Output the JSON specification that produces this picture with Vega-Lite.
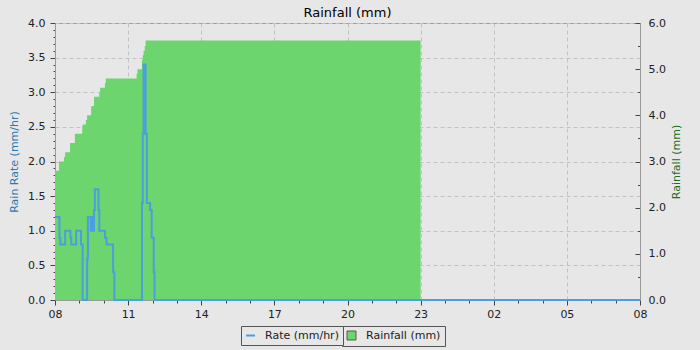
-=-=-=-=-
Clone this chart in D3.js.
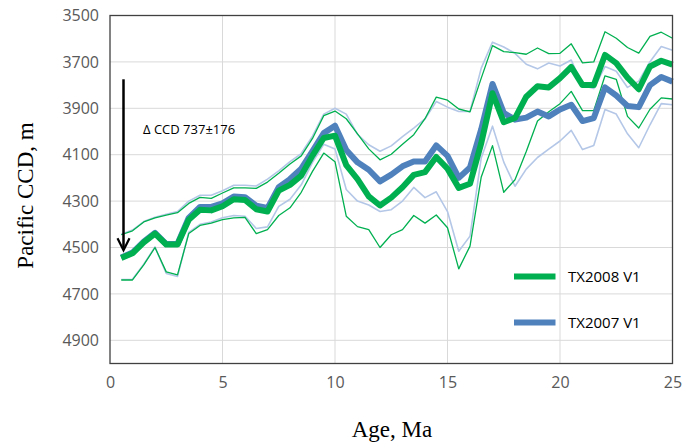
-=-=-=-=-
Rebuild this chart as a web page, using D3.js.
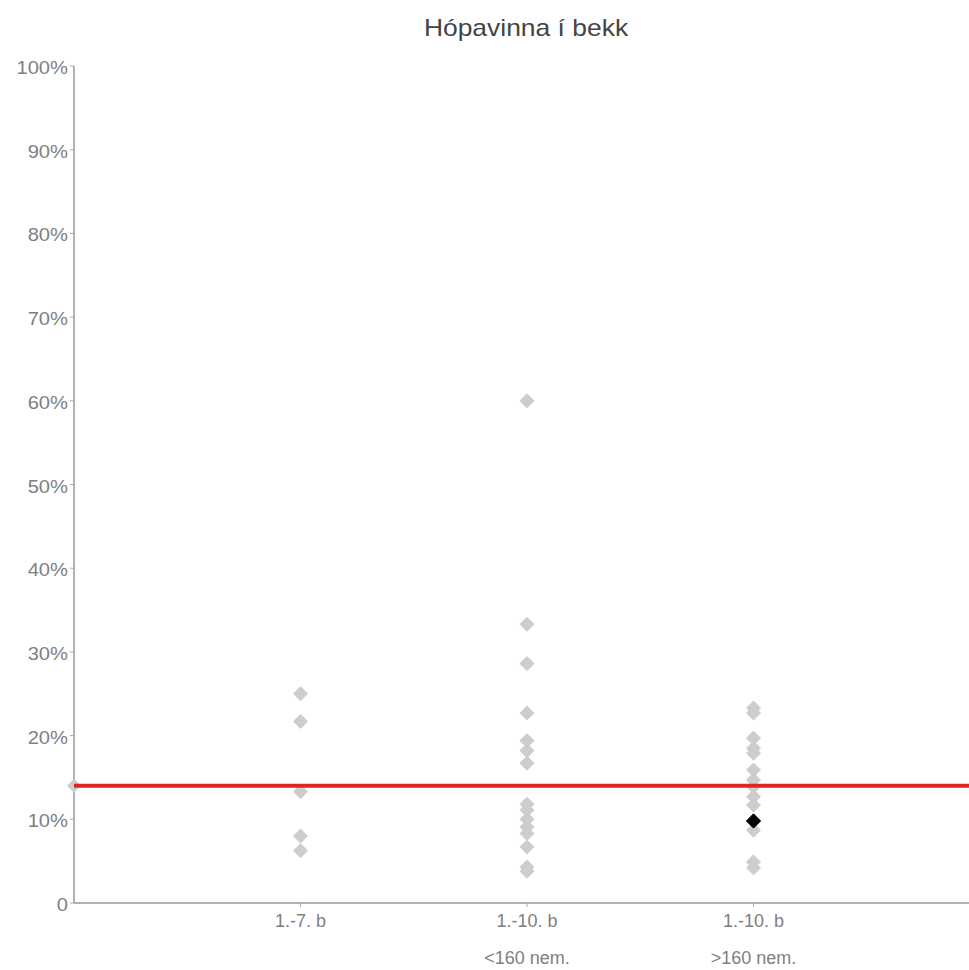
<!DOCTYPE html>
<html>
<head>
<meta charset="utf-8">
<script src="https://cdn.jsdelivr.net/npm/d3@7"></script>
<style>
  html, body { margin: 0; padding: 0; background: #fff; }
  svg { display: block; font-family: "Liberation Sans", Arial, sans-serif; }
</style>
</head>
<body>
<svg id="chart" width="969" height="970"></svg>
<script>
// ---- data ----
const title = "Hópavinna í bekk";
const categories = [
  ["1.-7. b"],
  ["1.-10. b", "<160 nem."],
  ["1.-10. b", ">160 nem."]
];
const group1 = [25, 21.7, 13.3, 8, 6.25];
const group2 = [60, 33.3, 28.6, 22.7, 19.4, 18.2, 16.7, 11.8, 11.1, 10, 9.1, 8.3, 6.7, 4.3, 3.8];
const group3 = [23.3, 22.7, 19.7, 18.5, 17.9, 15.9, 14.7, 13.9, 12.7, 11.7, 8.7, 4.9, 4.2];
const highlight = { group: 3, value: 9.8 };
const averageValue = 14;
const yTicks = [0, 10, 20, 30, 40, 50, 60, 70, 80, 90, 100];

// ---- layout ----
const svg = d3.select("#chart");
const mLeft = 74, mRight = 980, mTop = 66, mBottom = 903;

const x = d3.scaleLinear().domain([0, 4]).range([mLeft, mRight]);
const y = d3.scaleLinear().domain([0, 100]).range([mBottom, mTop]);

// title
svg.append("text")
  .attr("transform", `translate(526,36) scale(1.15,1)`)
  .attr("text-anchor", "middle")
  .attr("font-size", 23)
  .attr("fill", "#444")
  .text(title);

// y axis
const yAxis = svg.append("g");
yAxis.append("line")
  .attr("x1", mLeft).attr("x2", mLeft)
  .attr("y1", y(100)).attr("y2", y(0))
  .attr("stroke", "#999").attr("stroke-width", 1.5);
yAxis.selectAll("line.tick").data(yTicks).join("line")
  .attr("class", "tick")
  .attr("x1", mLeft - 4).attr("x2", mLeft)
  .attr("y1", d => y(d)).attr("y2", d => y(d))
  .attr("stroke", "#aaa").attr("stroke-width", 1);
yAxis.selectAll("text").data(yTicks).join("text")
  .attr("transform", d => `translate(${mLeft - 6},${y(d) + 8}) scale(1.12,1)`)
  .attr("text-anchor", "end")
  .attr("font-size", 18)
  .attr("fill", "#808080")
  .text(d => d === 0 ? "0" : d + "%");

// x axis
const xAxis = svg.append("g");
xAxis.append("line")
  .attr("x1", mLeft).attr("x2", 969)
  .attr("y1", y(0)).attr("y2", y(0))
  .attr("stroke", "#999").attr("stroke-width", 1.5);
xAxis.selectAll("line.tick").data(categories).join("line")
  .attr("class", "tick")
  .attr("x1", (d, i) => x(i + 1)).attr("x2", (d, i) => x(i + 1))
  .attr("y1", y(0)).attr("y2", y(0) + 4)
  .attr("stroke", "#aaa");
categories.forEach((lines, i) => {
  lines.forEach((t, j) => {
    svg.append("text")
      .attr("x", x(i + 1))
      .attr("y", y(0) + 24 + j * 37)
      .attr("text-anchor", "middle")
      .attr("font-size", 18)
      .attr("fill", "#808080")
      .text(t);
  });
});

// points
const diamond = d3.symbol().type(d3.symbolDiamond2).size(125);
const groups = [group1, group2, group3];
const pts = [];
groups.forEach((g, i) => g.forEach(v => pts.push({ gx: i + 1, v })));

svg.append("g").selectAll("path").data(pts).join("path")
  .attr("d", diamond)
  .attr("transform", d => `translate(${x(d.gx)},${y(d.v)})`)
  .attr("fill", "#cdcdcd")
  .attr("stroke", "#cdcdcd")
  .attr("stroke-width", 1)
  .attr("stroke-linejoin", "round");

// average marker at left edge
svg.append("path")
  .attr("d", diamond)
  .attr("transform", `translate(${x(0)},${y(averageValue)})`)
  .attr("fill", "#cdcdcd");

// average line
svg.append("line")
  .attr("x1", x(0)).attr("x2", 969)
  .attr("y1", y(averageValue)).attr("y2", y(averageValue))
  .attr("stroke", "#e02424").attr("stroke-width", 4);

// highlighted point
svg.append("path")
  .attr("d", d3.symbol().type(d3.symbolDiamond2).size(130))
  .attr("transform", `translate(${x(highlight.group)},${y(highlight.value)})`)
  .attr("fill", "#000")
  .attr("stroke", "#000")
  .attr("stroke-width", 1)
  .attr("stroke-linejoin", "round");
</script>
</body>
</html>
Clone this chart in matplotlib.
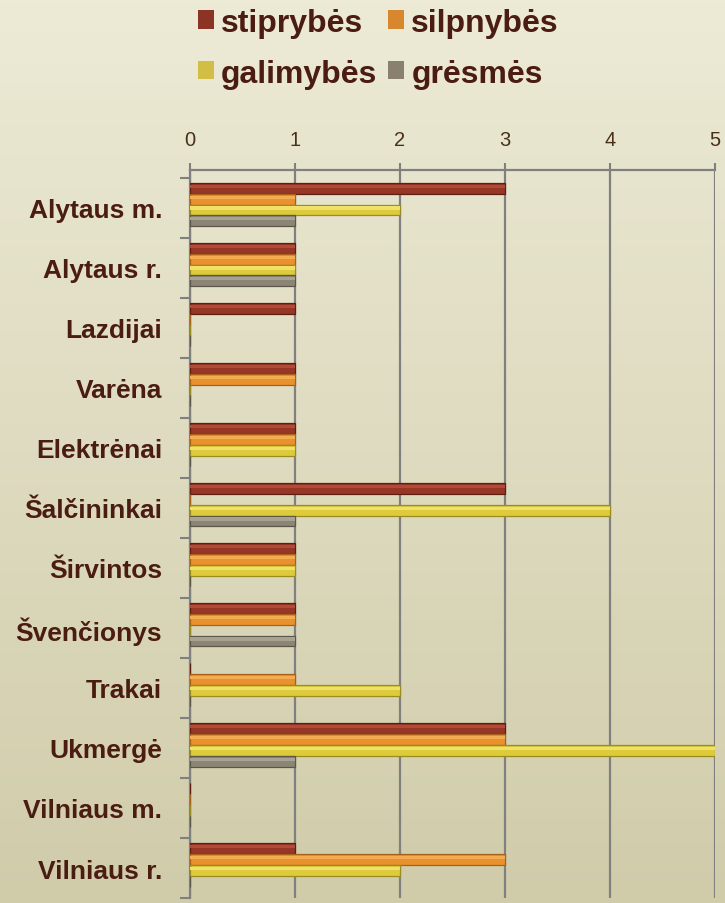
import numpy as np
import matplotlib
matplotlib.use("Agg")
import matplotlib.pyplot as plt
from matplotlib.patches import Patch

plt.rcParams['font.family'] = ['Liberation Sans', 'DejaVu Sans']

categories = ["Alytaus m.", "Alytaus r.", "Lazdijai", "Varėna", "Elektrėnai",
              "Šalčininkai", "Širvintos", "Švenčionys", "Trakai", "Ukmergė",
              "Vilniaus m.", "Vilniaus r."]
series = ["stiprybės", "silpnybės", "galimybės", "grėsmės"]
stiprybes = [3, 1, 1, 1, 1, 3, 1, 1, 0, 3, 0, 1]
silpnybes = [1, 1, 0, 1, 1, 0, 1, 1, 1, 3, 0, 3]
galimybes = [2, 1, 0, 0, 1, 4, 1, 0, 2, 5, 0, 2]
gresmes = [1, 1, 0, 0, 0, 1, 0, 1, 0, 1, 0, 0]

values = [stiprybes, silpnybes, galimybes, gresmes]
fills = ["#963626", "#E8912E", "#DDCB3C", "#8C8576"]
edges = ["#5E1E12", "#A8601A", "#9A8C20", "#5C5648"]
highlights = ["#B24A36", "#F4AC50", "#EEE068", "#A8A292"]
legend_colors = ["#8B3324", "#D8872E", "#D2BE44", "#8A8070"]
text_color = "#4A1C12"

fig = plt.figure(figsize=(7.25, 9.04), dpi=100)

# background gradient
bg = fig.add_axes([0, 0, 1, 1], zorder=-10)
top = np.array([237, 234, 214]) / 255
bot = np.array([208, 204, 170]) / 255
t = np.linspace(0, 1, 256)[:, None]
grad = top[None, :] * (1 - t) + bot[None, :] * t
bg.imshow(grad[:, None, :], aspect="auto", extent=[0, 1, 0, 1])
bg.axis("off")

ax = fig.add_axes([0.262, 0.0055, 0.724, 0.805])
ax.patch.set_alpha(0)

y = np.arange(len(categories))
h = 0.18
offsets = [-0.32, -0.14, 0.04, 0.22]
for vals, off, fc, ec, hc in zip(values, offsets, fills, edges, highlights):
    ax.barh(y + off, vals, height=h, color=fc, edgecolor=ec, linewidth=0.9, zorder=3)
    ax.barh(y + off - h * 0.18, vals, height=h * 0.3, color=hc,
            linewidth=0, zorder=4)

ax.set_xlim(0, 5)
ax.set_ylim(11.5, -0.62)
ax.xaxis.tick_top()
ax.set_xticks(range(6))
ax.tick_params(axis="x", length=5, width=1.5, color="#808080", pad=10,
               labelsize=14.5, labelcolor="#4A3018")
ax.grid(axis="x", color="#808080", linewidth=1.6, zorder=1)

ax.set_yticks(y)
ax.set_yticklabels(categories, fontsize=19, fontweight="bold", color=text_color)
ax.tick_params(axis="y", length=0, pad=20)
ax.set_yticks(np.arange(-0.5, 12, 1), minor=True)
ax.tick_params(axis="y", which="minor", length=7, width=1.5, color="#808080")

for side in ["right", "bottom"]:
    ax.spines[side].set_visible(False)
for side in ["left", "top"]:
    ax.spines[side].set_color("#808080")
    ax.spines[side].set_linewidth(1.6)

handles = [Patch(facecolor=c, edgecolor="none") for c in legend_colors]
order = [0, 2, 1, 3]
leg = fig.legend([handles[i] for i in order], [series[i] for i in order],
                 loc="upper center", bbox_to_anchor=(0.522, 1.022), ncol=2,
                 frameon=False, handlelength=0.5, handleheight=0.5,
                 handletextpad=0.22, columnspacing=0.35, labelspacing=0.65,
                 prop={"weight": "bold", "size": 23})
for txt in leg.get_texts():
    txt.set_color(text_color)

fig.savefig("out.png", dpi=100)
-=-=-=-=-
- PROBLEM TO WORK ON: Your task is to quote, unchanged, only the lines from the line bearing "Clone this chart in matplotlib." through the line bearing "plt.rcParams['font.family'] = ['Liberation"; the pictures are not part of the copy.

- RESPONSE:
Clone this chart in matplotlib.
import numpy as np
import matplotlib
matplotlib.use("Agg")
import matplotlib.pyplot as plt
from matplotlib.patches import Patch

plt.rcParams['font.family'] = ['Liberation Sans', 'DejaVu Sans']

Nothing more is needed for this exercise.